#### PROBLEM DESCRIPTION:
Among the entries below, copy only the span from the line containing "Write a Python" through the line containing "y_ticks = [0, 25, 50, 75, 100, 125, 150, 175, 200]". Do so exactly, and skip the pictures.

#### RECORDS FOR THIS TASK:
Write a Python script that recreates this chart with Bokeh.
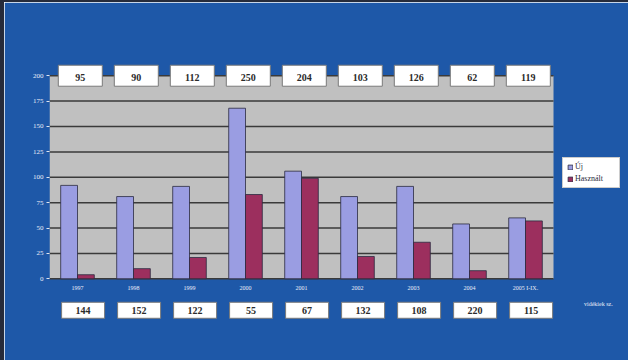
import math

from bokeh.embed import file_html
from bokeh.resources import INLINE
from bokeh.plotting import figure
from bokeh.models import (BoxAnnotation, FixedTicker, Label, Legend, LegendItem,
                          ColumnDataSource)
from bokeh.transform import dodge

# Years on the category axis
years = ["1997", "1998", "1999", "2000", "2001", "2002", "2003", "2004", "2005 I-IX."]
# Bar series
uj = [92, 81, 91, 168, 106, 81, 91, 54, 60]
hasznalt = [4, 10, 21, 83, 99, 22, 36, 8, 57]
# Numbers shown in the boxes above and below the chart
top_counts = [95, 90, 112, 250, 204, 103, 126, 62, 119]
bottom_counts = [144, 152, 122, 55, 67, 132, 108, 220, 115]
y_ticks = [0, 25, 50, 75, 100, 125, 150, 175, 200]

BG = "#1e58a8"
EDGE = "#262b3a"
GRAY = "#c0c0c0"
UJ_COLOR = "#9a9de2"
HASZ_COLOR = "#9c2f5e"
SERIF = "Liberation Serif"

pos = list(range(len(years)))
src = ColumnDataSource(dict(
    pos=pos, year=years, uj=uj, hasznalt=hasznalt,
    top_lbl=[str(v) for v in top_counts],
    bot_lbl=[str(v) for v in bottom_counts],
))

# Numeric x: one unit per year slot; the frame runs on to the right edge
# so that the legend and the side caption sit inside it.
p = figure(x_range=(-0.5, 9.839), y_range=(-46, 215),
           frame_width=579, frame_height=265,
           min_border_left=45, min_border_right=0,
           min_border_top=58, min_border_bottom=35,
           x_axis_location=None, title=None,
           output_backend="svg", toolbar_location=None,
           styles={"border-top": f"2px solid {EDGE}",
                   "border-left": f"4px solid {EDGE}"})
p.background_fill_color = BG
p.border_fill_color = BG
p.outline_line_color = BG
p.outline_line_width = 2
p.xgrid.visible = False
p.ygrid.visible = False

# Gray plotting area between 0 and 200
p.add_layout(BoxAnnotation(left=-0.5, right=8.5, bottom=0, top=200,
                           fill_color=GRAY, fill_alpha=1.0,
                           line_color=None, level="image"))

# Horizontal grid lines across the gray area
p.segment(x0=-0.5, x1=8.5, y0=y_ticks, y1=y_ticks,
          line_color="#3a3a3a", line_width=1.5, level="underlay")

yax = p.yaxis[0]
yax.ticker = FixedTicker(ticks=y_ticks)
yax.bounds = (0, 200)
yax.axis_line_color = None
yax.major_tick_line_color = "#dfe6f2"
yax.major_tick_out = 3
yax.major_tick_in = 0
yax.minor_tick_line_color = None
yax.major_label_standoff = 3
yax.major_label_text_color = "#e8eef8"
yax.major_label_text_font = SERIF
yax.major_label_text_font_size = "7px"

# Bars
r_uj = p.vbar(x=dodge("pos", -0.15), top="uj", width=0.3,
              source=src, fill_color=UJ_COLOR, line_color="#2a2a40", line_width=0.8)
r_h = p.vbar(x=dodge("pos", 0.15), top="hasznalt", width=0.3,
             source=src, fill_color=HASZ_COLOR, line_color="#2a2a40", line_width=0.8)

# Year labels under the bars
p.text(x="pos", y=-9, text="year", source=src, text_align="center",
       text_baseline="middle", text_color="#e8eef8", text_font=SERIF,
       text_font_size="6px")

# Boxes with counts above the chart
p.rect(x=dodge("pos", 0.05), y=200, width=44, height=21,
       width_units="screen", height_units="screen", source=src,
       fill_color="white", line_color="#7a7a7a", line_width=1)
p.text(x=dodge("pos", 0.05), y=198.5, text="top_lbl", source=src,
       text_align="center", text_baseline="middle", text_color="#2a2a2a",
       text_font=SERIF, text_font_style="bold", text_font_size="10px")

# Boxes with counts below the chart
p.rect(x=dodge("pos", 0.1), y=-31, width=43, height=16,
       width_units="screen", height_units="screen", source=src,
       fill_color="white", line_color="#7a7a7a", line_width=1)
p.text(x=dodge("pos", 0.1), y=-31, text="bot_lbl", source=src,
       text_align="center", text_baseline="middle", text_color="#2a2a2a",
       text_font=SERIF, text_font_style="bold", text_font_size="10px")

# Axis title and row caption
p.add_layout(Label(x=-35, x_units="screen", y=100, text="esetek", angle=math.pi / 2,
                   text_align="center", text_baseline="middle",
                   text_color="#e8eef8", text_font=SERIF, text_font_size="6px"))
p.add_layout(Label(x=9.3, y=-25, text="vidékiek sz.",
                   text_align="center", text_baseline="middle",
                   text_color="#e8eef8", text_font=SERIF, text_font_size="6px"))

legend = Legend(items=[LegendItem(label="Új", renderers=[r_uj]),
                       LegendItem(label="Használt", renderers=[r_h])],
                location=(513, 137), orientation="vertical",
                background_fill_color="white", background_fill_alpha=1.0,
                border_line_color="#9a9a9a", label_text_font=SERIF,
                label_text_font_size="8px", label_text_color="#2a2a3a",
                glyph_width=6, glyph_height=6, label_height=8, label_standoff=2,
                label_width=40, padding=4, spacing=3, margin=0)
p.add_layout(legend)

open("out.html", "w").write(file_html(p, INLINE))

--

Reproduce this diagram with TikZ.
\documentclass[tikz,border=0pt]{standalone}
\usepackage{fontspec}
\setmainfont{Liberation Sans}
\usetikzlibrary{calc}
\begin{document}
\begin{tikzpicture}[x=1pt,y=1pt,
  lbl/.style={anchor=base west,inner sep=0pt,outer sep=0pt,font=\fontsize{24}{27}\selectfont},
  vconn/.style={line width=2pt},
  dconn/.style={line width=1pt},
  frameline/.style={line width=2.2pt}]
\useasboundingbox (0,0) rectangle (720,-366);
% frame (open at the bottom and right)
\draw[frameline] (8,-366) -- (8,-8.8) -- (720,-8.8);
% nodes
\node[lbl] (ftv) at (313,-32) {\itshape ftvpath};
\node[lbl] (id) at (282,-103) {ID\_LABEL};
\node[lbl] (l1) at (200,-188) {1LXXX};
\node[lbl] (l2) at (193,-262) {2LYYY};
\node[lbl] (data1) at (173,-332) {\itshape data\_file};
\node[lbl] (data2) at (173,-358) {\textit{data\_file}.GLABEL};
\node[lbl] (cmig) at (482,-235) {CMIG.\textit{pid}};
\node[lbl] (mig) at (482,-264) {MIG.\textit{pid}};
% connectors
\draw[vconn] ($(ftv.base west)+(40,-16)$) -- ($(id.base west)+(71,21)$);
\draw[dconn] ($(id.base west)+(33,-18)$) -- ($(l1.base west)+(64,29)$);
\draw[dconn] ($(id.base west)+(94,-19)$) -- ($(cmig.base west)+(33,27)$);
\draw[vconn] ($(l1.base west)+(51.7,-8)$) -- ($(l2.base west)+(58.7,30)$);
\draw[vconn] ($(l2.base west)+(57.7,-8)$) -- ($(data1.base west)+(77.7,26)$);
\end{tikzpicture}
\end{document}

...

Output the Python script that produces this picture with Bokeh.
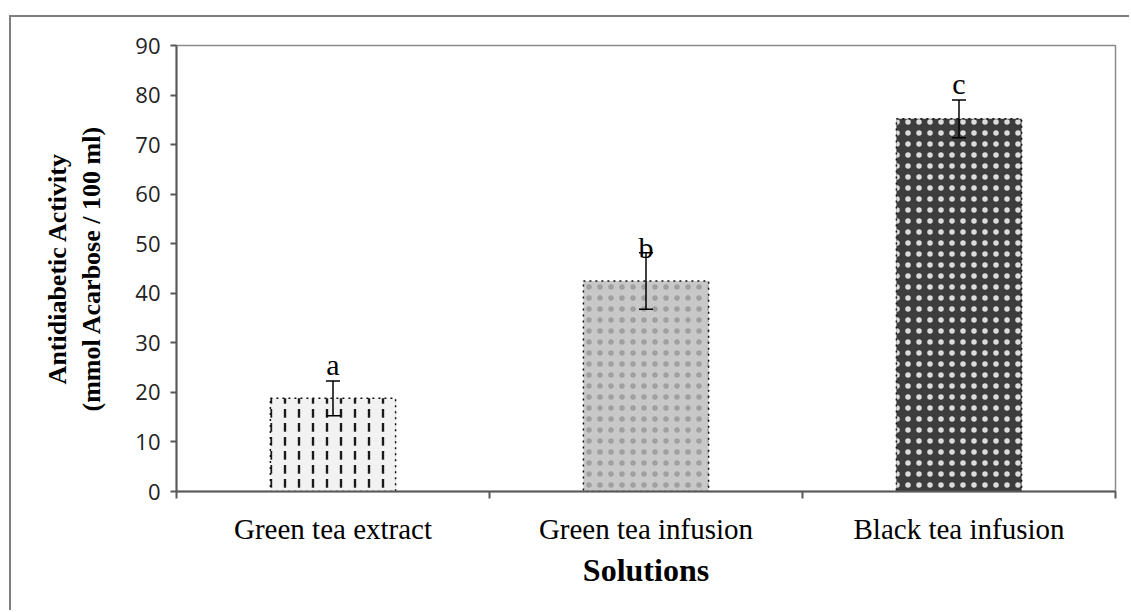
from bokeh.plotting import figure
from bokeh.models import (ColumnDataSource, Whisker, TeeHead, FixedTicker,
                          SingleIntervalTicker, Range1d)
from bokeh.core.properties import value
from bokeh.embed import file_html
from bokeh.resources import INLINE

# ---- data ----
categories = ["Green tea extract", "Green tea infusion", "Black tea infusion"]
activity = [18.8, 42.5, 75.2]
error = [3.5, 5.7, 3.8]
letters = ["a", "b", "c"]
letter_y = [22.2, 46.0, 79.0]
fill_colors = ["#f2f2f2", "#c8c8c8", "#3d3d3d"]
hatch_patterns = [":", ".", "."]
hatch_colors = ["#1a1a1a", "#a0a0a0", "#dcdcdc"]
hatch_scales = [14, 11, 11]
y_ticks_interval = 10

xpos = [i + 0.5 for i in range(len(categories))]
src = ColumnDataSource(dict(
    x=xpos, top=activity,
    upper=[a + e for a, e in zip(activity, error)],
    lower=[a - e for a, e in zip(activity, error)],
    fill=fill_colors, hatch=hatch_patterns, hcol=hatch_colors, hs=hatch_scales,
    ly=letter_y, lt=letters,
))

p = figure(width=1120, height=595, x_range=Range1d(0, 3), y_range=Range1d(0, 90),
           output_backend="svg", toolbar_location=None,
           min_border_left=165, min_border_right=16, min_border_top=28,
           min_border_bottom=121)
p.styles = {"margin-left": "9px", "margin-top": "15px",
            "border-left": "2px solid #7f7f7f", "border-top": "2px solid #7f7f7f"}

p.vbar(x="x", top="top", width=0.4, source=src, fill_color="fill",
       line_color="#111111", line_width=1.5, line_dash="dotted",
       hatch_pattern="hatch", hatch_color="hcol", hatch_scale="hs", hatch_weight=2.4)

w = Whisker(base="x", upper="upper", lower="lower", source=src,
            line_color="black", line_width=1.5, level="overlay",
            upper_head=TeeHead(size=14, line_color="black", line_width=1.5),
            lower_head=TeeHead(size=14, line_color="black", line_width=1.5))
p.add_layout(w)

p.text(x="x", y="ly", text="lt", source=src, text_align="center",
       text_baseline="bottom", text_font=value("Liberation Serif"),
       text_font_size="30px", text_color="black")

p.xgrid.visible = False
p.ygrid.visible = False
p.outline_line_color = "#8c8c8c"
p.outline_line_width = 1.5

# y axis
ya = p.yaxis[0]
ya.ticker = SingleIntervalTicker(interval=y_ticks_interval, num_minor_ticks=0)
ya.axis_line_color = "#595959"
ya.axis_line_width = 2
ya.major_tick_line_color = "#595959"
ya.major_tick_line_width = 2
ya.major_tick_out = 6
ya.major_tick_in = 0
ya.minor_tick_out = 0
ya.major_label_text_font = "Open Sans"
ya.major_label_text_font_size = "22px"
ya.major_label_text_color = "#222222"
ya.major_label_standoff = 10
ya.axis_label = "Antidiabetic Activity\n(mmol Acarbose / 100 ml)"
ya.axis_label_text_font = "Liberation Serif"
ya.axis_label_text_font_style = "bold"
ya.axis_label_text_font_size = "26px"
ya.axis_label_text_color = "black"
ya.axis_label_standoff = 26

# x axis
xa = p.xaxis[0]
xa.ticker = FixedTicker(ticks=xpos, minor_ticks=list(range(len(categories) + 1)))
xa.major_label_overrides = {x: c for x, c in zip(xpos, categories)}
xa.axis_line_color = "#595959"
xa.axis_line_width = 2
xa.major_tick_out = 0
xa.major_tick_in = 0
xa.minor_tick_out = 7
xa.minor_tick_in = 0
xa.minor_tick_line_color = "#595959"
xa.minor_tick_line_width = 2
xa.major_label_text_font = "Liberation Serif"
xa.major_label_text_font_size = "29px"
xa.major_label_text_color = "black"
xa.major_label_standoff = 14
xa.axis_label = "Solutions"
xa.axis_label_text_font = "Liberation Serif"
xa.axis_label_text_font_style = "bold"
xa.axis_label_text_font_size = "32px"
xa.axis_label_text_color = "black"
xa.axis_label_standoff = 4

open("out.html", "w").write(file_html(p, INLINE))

#### SOLUTION TO THIS EXERCISE:
Write a Python script that recreates this chart with Bokeh.
import math

from bokeh.embed import file_html
from bokeh.resources import INLINE
from bokeh.plotting import figure
from bokeh.models import (BoxAnnotation, FixedTicker, Label, Legend, LegendItem,
                          ColumnDataSource)
from bokeh.transform import dodge

# Years on the category axis
years = ["1997", "1998", "1999", "2000", "2001", "2002", "2003", "2004", "2005 I-IX."]
# Bar series
uj = [92, 81, 91, 168, 106, 81, 91, 54, 60]
hasznalt = [4, 10, 21, 83, 99, 22, 36, 8, 57]
# Numbers shown in the boxes above and below the chart
top_counts = [95, 90, 112, 250, 204, 103, 126, 62, 119]
bottom_counts = [144, 152, 122, 55, 67, 132, 108, 220, 115]
y_ticks = [0, 25, 50, 75, 100, 125, 150, 175, 200]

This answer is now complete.